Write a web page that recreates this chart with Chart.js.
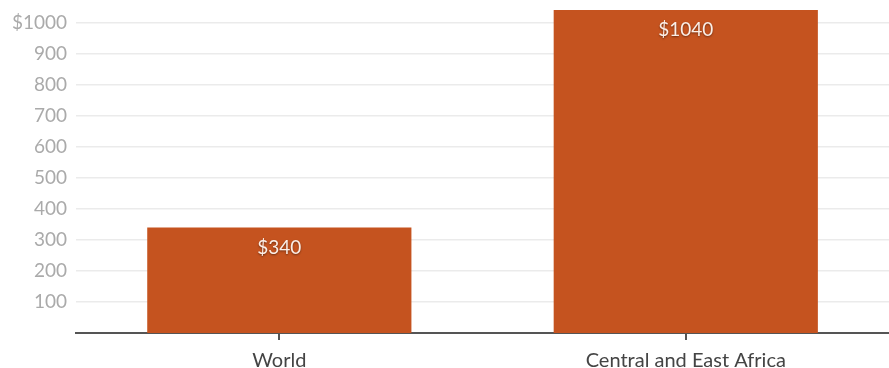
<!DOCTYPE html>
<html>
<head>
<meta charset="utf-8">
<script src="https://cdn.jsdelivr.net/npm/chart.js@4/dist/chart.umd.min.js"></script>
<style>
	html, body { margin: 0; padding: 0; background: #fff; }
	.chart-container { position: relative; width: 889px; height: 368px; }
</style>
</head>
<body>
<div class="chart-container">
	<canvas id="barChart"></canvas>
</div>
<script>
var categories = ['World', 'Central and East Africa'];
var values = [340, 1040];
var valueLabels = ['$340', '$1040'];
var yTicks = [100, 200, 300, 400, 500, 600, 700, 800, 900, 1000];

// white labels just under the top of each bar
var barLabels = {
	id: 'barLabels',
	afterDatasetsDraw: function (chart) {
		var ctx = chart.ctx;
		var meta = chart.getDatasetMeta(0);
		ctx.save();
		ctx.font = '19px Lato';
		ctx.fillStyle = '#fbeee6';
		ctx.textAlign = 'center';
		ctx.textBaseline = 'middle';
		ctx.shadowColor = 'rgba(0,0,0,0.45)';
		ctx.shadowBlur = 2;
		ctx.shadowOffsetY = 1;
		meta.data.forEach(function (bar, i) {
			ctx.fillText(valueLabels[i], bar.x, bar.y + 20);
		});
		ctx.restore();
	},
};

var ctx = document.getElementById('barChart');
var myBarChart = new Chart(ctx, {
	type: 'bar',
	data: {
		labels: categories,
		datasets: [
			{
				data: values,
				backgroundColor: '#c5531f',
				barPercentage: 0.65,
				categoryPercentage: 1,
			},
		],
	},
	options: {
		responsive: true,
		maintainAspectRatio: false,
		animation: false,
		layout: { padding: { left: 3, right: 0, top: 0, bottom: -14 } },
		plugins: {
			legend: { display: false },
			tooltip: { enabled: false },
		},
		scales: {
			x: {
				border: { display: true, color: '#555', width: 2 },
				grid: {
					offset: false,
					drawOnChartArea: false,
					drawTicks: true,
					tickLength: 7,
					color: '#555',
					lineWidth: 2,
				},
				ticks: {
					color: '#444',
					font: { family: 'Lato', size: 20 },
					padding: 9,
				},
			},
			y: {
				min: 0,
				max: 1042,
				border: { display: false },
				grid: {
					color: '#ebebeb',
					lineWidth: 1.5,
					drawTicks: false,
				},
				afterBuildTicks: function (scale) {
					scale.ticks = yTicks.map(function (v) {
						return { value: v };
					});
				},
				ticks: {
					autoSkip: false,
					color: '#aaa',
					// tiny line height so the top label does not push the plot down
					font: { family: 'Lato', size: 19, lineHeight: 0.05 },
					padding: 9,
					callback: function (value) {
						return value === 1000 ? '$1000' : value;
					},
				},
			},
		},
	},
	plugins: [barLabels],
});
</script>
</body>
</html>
============================================================
▸ INSTRUCTIONS FOR THE TASK
Without the pictures, return the listing above from its first line through the line that has "800, 900, 1000];".

▸ ANSWER IN FULL
Write a web page that recreates this chart with Chart.js.
<!DOCTYPE html>
<html>
<head>
<meta charset="utf-8">
<script src="https://cdn.jsdelivr.net/npm/chart.js@4/dist/chart.umd.min.js"></script>
<style>
	html, body { margin: 0; padding: 0; background: #fff; }
	.chart-container { position: relative; width: 889px; height: 368px; }
</style>
</head>
<body>
<div class="chart-container">
	<canvas id="barChart"></canvas>
</div>
<script>
var categories = ['World', 'Central and East Africa'];
var values = [340, 1040];
var valueLabels = ['$340', '$1040'];
var yTicks = [100, 200, 300, 400, 500, 600, 700, 800, 900, 1000];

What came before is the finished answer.